[start]

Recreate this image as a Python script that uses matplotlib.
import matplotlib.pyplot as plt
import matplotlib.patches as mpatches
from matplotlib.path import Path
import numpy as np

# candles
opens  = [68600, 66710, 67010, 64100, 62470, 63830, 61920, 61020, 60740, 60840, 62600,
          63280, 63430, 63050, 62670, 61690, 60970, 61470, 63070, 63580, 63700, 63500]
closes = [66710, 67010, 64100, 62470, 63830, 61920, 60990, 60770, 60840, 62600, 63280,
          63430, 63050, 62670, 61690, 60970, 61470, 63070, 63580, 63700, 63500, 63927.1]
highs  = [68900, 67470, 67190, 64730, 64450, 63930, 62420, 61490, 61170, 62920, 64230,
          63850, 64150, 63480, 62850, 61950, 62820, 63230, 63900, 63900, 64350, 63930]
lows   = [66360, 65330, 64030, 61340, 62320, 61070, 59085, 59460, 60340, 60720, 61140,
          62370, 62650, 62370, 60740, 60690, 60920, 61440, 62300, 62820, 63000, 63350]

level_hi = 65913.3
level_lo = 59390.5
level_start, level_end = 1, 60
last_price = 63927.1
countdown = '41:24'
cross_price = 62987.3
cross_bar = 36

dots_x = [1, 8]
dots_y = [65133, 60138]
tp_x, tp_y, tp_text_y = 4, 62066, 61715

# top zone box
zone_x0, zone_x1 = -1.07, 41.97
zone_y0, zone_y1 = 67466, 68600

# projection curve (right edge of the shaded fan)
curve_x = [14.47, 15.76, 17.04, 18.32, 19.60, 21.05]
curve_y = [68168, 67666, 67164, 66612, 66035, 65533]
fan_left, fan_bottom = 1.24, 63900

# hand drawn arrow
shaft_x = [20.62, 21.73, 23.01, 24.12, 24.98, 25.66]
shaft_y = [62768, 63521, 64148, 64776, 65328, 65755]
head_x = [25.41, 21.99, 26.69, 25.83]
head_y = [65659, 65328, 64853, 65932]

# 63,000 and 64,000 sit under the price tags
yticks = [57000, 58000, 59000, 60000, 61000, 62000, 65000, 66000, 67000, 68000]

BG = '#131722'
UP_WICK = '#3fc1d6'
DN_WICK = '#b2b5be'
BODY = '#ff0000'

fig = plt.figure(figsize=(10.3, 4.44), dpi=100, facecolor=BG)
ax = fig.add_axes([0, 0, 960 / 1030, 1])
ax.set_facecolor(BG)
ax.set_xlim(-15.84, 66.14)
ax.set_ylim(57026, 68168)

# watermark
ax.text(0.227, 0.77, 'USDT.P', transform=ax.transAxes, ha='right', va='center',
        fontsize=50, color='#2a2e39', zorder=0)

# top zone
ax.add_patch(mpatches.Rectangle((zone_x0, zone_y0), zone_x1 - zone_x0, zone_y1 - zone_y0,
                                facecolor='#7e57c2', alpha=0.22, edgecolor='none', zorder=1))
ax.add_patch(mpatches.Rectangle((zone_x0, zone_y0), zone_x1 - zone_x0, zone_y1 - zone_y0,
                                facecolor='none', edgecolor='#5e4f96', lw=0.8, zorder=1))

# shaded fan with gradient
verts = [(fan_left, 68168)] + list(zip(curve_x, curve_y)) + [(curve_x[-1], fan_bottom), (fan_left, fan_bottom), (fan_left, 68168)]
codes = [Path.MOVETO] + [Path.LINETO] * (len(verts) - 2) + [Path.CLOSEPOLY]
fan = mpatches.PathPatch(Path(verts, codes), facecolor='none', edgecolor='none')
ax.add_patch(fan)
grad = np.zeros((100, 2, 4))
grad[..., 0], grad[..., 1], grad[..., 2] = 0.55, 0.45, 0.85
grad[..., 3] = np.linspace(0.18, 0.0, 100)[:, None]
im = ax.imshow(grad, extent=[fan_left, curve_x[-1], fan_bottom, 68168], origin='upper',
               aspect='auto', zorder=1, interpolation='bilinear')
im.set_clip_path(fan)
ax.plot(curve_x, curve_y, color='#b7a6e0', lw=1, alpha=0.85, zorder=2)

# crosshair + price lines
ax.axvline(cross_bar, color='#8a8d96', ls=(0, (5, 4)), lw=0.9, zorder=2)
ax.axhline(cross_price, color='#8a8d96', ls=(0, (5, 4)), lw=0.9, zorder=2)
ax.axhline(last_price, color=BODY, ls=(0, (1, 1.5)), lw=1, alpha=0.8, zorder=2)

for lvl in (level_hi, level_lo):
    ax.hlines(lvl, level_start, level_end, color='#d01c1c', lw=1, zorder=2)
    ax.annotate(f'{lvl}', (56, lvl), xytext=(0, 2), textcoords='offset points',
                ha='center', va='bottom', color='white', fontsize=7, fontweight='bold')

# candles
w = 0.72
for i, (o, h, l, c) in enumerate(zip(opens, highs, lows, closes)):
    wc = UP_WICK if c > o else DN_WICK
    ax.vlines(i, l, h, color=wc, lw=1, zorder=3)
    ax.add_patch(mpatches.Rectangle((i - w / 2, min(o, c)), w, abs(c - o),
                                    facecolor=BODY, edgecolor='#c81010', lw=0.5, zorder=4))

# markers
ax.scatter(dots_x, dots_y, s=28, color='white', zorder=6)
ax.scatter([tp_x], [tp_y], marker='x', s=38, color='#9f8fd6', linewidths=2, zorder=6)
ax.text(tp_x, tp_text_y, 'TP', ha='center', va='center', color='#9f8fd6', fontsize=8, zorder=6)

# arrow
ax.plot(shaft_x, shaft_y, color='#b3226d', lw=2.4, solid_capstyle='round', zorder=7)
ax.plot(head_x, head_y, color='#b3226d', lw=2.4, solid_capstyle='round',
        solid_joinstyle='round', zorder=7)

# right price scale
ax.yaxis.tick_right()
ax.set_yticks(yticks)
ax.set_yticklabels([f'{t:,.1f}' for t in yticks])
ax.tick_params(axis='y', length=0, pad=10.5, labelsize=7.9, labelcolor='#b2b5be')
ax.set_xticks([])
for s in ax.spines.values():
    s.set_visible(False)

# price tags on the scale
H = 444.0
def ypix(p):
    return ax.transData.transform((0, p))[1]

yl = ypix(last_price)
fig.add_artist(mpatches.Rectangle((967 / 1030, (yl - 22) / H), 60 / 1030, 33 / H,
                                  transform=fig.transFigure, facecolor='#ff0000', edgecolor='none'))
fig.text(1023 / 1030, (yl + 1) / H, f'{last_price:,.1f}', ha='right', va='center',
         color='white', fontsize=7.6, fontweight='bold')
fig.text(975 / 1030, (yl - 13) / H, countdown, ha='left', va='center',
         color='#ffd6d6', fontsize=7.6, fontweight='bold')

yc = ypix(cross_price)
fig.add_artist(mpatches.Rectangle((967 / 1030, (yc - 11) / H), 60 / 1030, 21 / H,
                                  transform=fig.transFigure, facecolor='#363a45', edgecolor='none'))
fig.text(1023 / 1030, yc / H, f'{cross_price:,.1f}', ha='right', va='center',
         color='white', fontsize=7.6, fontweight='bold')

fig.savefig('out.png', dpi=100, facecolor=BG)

[end]
[start]

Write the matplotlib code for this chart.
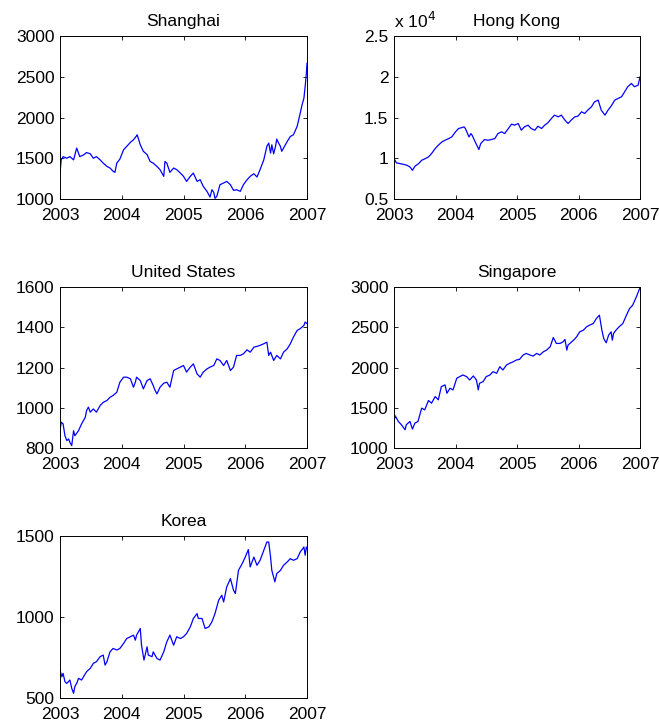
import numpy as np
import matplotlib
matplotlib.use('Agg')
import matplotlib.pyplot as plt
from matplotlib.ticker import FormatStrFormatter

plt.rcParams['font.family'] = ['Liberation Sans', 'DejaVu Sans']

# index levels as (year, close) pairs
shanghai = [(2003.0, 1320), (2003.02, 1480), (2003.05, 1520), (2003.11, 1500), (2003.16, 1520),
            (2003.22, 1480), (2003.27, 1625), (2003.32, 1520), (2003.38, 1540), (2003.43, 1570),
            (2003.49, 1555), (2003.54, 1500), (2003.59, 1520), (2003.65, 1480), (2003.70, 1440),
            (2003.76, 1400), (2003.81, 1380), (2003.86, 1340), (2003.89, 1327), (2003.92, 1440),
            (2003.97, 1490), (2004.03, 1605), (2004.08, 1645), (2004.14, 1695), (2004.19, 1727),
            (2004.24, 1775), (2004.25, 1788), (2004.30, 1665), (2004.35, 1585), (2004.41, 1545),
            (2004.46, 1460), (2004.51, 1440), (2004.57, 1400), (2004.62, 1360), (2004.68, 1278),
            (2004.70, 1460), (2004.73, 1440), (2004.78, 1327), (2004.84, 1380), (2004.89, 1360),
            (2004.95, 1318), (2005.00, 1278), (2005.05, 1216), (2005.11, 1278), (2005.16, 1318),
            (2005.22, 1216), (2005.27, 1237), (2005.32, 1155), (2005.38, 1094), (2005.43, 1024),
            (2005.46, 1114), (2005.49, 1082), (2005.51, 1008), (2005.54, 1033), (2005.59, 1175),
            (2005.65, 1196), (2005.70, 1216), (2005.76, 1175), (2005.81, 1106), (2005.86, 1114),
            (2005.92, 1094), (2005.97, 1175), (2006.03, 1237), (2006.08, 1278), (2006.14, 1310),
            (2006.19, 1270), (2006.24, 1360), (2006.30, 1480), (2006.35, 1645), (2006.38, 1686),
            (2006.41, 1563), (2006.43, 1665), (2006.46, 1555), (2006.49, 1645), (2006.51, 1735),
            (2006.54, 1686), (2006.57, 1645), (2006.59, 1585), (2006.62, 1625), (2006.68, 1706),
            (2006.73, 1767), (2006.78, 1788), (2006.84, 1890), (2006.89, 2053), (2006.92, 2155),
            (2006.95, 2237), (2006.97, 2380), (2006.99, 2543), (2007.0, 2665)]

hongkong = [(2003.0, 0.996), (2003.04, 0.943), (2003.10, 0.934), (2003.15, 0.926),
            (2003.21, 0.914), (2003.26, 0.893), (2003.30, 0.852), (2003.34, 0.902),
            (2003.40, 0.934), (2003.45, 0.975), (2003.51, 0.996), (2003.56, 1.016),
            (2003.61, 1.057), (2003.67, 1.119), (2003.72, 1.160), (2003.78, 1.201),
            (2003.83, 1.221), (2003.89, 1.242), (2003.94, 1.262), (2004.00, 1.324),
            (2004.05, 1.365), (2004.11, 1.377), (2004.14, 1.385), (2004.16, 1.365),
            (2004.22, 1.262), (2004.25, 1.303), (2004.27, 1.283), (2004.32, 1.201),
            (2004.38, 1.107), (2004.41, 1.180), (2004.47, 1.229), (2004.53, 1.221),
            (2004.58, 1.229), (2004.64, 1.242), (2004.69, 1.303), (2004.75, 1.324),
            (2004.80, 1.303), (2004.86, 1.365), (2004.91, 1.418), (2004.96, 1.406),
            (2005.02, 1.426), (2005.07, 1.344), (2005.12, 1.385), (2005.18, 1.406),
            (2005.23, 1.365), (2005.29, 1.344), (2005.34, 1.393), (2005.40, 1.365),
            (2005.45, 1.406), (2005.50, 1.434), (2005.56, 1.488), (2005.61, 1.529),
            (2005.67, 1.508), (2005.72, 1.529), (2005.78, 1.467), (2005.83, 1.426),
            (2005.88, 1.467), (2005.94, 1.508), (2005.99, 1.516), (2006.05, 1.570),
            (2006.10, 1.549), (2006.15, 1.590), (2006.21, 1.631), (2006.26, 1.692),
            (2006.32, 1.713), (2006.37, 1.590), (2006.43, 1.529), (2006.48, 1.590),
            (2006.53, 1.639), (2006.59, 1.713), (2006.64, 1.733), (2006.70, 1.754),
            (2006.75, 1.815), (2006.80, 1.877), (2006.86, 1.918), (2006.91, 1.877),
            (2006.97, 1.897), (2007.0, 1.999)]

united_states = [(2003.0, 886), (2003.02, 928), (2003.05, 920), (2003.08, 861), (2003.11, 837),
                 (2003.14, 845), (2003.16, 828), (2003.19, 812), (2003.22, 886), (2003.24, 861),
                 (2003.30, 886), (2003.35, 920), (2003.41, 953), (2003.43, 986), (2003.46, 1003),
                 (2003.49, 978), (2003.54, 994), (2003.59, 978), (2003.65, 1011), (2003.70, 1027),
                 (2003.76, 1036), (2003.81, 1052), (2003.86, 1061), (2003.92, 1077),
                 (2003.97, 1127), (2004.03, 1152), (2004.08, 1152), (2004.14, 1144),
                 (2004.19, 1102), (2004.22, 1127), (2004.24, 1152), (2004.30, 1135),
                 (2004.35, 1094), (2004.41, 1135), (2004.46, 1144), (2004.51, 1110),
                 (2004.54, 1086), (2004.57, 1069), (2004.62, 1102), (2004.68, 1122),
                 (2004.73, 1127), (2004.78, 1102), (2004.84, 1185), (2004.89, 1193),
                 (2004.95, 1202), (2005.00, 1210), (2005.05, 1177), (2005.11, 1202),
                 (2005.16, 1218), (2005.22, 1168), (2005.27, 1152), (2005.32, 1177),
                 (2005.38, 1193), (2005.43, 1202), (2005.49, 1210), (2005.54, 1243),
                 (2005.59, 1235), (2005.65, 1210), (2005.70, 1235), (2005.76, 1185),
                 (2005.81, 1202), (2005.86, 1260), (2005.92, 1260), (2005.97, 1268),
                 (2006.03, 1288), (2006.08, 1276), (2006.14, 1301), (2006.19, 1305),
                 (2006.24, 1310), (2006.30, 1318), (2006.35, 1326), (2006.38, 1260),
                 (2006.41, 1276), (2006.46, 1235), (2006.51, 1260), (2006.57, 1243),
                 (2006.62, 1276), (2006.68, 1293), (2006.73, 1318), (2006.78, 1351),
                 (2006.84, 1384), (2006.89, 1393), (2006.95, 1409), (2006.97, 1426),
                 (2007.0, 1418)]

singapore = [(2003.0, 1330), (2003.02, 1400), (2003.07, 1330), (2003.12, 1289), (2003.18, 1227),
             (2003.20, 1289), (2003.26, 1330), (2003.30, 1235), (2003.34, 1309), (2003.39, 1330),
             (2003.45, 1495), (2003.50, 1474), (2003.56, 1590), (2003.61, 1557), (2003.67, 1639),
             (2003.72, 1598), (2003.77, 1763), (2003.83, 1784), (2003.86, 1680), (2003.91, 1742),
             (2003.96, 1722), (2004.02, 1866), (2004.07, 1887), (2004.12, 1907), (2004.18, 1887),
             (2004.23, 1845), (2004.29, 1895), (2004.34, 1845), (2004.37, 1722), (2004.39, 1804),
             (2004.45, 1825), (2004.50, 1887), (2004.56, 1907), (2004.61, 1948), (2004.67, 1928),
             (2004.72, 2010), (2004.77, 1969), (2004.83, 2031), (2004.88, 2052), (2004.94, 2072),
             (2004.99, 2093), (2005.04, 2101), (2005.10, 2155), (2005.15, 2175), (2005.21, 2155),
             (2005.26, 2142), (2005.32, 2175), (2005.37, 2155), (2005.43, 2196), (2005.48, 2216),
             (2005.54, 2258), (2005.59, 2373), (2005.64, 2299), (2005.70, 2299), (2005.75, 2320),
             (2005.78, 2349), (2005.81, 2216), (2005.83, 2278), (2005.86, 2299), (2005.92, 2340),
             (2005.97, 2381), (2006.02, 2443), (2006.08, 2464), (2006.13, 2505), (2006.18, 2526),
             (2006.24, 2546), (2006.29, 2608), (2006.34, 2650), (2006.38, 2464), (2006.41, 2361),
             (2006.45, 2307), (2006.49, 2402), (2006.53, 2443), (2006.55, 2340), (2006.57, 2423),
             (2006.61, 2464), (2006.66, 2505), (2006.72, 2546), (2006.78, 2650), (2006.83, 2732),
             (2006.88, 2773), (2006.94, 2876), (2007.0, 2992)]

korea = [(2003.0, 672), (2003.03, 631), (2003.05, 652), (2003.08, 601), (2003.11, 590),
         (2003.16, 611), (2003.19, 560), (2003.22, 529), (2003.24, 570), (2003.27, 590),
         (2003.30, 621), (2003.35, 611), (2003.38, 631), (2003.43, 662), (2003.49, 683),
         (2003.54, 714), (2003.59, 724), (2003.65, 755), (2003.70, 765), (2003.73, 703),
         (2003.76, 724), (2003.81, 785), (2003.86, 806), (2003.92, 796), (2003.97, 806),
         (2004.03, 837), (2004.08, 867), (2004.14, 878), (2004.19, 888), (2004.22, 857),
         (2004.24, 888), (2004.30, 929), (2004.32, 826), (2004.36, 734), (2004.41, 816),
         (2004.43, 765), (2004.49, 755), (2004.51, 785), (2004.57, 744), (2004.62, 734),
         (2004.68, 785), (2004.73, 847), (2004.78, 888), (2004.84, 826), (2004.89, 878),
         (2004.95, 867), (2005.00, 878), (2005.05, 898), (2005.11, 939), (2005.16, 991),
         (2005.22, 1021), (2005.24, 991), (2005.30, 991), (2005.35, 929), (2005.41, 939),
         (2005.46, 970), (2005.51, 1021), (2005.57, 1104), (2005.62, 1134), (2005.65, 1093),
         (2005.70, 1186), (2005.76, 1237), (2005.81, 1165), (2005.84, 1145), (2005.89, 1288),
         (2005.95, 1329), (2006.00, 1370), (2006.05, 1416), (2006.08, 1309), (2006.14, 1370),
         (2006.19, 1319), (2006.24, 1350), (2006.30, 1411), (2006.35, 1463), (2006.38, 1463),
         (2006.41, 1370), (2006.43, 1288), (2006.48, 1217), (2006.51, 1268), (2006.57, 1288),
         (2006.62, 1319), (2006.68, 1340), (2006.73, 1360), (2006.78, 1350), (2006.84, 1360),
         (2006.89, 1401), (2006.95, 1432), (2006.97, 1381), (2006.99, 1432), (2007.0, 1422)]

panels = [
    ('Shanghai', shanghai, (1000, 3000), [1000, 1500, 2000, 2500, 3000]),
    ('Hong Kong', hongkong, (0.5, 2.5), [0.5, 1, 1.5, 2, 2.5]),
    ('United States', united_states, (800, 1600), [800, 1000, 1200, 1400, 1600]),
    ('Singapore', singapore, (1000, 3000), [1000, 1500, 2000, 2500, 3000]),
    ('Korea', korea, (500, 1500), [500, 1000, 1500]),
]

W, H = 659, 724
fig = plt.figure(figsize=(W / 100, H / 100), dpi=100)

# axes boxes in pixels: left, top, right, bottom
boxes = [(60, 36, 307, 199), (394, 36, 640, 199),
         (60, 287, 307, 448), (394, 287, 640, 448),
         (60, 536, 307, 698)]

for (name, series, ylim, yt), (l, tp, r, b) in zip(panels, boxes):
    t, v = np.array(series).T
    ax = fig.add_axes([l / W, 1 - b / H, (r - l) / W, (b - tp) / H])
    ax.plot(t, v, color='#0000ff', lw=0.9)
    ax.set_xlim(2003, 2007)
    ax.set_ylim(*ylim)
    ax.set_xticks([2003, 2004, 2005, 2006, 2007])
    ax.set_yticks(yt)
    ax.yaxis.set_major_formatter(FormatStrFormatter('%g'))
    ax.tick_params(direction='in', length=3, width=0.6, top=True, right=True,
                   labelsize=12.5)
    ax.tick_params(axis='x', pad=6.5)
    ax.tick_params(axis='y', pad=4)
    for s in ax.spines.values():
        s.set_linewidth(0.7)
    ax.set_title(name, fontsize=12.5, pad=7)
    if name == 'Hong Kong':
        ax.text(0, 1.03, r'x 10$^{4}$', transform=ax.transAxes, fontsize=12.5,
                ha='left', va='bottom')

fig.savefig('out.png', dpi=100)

[end]

What the task asks — Copy exactly the stretch of lines from the one containing "Write the matplotlib code for this chart." through the one containing "plt.rcParams['font.family'] = ['Liberation", both included. Leave out any pictures.

Task output —
Write the matplotlib code for this chart.
import numpy as np
import matplotlib
matplotlib.use('Agg')
import matplotlib.pyplot as plt
from matplotlib.ticker import FormatStrFormatter

plt.rcParams['font.family'] = ['Liberation Sans', 'DejaVu Sans']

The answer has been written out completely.